Who gets acne?
Most people get acne at some stage in their lives, from ages as young as 8 upwards. If you have had “spot”, “pimples” or “zits”, it is likely that you have had acne. It is extremely common in teenage years due to the effets of hormones on the skin and oftens settles in the late teens or early 20’s. Unfortunately for some people it can persist for many years beyond this and up to 15% of women and up to 5% of men continue to suffer from active acne.
What causes acne?
Acne is a chronic inflammatory skin condition that involves the pilosebaceous unit in the skin (each pilosebaceous unit contains a hair follicle and oil-producing glands). There are many causes of acne such as hormonal (e.g. in puberty, polycystic ovarian syndrome, excessive stress and depression), genetic, environmenal.
Skin types and conditions tend to run in families so if a close family member has or had acne, you are more likely to get it.
As discussed above, acne is more common in the teenage years, probably due to an increase in circulating levels of testosterone.
In certain conditions such as Polycystic Ovarian Syndrome, there are higher levels of insulin and testosterone, with insulin resistance, which are all thought to play a role in acne.
Chronic stress and depression can lead to excess steroid levels being produced by the adrenal glands which may also play a role in acne.
Acne can be more troublesome at times of high humidity. Certain cosmetic and topical products can increase the risk of acne; watch out in particular for products that contain lanolin, petrolatum, vegetable oils, butyl stearate, oleic acid and lauryl alcohol.
These can all block pores leading to a build up of sebum leading to acne.
It can be difficult to study the direct link between diet and acne but several food groups are thought to contribute to acne. Foods with a high glycemic index can contribute to acne.

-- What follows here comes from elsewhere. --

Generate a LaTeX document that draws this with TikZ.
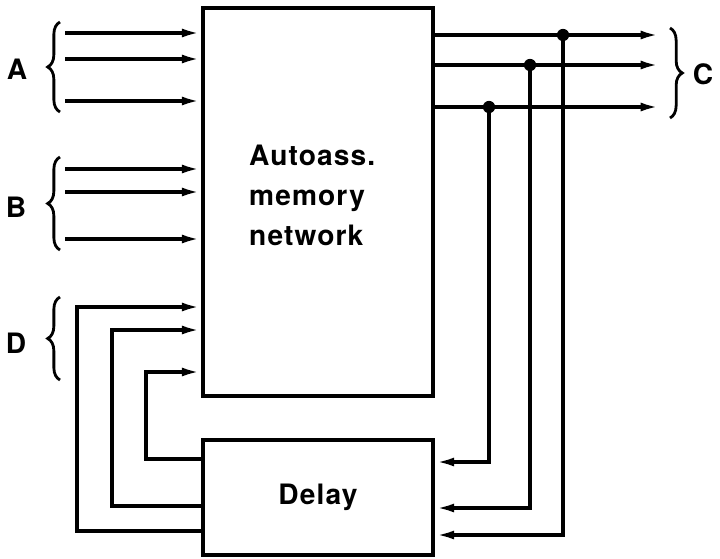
\documentclass[tikz,border=0pt]{standalone}
\usepackage{fontspec}
\usepackage{tikz}
\usetikzlibrary{arrows.meta, decorations.pathreplacing}
\newfontfamily\boxfont[LetterSpace=4]{TeX Gyre Heros}

\tikzset{
  block/.style={draw, line width=2pt, minimum width=4.6cm, inner sep=0pt},
  wire/.style={line width=2pt},
  arr/.style={wire, -{Latex[length=11pt, width=5pt]}},
  curly/.style={line width=1.6pt, decorate, decoration={brace, amplitude=7pt}},
  tag/.style={font=\boxfont\bfseries\fontsize{16}{22.7}\selectfont},
  junction/.style={circle, fill, inner sep=0pt, minimum size=7pt}
}

\begin{document}
\begin{tikzpicture}[x=0.02cm, y=-0.02cm]
  \useasboundingbox (0,0) rectangle (720,558);

  % the two blocks
  \node[block, minimum height=7.76cm] (net) at (318,202) {};
  \node[tag, align=left, anchor=west] (nettext) at (243,195) {Autoass.\\memory\\network};
  \node[block, minimum height=2.3cm, tag] (delay) at (318,497.5) {Delay};

  % inputs A and B
  \foreach \y [count=\i] in {33,59,101,169,192,239} {
    \coordinate (in\i) at (65,\y);
    \draw[arr] (in\i) -- (in\i -| net.west);
  }

  % feedback D from the delay
  \foreach \x/\yin/\yout [count=\i] in {77/307/531, 112/330/506, 146/372/459} {
    \coordinate (d\i) at (\x,\yin);
    \draw[arr] (delay.west |- 0,\yout) -| (d\i) -- (net.west |- d\i);
  }

  % outputs C, tapped back into the delay
  \foreach \x/\y/\yd [count=\i] in {563/35/535, 530/65/508, 489/107/462} {
    \coordinate (c\i) at (660,\y);
    \node[junction] (j\i) at (\x,\y) {};
    \draw[arr] (net.east |- c\i) -- (c\i);
    \draw[arr] (j\i.center) -- (\x,\yd) -- (delay.east |- 0,\yd);
  }

  % braces and labels
  \draw[curly] (60,112) -- (60,22);
  \node[tag] (la) at (17,69) {A};
  \draw[curly] (60,250) -- (60,157);
  \node[tag] (lb) at (16,207) {B};
  \draw[curly] (60,380) -- (60,297);
  \node[tag] (ld) at (16,343) {D};
  \draw[curly] (670,28) -- (670,118);
  \node[tag] (lc) at (703,74) {C};
\end{tikzpicture}
\end{document}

The glycemic index is a measure of the effect foods have on our blood sugar levels. Foods with a high glycemic index, such as white bread and baked goods, raise our blood sugar and insulin levels more than low glycemic index foods.
The raised insulin in turn raises testosterone, natural steroid and growth factor levels, which affect sebum production in the skin and increase the risk of acne.
Although cow’s milk has a low glycemic index, it contains hormones such as testosterone, oestrogen, progesterone and natural steroids which affect sebum production and skin cell turnover. Milk also contains amino acids such as arginine and leucine that produce insulin when combined with carbohydrates.
Therefore sometimes people may notice an improvement in acne when they reduce cow’s milk in their diets.
What problems can acne cause?
Acne can lead to significant social and psychological effects, particularly during adolescence and teenage years when there is peer pressure to fit in and physical appearance is important. It can lead to severe scarring which can be defiguring and cause lifelong psychological problems. Inflammation can also lead to hyperpigmentation or hypopigmentation problems.
How can acne be treated?
Regular exercise, drinking plenty of water and eating low GI foods and reduced dairy products may all help acne. Good skincare is essential to unblock pores and reduce inflammation in the skin.
We recommend the Ultraceuticals range which have a product line specifically for acne. Their Ultra Clear range contains important ingredients that help clear congestion in the skin, fight inflammation, control oxidation and reduce irritation.
At Rewind Skin & Laser, we also offer a range of in-clinic facial treatments and peels that are fantastic for treating and controlling acne. When acne is severe, oral prescription medication may be needed such as tetracycline antibiotics or isotretinoin.